**Exercise task:**
Leave out the pictures, and return only the lines running from the one that contains "Generate a component" to the one that contains "0.111, 0.048, 0.006];", both included, exactly as they appear.

**Data section:**
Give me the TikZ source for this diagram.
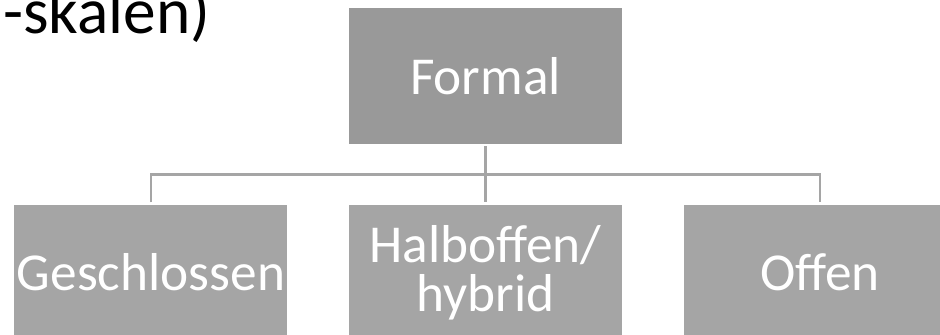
* * *
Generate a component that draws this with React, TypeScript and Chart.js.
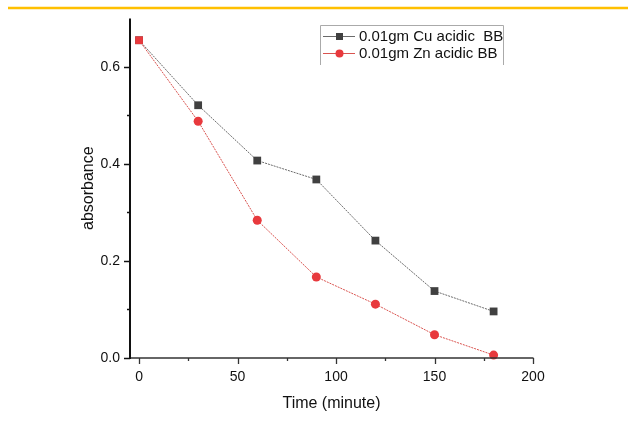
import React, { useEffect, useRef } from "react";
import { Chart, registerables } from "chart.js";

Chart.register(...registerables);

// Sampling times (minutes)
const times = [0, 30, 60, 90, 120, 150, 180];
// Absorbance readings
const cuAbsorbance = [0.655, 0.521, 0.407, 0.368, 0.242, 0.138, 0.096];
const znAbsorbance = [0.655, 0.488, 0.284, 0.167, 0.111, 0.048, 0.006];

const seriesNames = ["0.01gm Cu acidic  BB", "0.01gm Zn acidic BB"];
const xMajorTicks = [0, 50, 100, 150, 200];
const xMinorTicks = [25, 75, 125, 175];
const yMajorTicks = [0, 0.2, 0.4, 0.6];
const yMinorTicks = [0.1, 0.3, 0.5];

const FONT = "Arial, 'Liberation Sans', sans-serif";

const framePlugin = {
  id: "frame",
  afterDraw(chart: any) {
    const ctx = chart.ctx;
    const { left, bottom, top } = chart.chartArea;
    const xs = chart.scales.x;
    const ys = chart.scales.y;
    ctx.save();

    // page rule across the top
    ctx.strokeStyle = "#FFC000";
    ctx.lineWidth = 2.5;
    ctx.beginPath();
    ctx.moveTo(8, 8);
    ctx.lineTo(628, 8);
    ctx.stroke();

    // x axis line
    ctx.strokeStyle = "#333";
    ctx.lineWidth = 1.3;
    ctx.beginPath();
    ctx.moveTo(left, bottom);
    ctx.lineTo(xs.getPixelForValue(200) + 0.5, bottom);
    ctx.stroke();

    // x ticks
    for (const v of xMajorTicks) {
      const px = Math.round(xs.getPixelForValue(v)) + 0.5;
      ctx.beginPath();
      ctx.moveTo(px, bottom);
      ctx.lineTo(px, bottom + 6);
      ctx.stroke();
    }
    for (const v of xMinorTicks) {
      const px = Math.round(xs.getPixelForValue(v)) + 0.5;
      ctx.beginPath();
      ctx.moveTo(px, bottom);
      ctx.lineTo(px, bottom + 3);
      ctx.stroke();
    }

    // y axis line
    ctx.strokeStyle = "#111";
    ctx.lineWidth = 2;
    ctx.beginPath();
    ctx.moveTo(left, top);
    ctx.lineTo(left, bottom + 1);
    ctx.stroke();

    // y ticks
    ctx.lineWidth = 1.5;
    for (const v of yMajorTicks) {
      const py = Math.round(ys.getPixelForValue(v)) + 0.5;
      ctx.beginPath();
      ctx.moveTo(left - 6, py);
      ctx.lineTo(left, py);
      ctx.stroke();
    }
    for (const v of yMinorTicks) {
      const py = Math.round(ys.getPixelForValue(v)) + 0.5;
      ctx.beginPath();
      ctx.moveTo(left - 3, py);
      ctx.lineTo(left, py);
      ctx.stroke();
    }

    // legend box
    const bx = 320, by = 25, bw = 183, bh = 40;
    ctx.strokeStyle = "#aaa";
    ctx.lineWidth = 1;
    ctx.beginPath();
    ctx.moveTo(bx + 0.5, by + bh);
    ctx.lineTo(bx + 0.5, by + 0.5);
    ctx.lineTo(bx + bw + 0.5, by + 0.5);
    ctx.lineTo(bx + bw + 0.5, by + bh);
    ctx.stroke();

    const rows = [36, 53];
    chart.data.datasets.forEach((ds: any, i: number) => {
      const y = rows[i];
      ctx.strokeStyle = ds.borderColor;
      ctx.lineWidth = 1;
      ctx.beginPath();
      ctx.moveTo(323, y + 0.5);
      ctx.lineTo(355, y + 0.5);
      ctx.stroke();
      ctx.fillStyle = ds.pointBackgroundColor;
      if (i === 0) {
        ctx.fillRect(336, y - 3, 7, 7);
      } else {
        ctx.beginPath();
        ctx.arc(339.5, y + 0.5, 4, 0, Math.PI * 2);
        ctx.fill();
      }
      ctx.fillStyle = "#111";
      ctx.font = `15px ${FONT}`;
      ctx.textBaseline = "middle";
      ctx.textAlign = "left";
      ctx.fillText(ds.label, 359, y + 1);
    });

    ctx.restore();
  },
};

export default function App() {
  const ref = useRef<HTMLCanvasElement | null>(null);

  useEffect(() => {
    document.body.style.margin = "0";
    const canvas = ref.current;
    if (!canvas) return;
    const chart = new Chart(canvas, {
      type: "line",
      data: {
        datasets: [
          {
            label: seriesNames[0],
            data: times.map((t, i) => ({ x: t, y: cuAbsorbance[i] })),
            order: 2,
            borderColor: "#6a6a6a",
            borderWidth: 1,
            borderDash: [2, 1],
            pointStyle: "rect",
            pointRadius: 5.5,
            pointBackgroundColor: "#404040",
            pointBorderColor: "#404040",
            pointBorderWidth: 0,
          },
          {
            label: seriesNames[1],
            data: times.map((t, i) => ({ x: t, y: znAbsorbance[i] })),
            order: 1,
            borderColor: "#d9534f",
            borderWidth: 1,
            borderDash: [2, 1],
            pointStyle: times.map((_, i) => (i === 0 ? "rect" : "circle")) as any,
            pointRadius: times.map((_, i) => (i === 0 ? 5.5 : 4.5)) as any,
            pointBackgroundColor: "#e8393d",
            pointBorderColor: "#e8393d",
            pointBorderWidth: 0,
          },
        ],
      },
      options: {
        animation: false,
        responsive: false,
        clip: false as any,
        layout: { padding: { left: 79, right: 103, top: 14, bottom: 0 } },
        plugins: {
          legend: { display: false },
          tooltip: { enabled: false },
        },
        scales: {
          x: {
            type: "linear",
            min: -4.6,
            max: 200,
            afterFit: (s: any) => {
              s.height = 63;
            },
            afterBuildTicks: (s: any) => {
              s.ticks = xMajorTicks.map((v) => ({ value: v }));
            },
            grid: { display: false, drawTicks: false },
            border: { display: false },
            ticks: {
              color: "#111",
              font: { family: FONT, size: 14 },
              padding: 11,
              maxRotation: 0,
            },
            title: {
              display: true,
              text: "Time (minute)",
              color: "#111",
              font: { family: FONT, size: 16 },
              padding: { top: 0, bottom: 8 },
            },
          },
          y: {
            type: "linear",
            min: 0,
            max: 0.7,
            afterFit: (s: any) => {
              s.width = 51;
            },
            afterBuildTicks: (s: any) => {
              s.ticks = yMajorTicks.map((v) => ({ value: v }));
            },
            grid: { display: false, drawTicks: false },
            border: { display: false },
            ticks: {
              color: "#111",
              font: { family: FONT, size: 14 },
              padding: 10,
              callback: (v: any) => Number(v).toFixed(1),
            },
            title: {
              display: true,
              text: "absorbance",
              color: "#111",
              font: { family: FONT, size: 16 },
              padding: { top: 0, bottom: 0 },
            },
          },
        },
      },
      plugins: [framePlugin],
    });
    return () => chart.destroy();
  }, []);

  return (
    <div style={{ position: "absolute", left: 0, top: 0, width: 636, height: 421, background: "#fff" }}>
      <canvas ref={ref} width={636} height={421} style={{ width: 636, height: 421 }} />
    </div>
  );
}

**Response for this exercise:**
Generate a component that draws this with React, TypeScript and Chart.js.
import React, { useEffect, useRef } from "react";
import { Chart, registerables } from "chart.js";

Chart.register(...registerables);

// Sampling times (minutes)
const times = [0, 30, 60, 90, 120, 150, 180];
// Absorbance readings
const cuAbsorbance = [0.655, 0.521, 0.407, 0.368, 0.242, 0.138, 0.096];
const znAbsorbance = [0.655, 0.488, 0.284, 0.167, 0.111, 0.048, 0.006];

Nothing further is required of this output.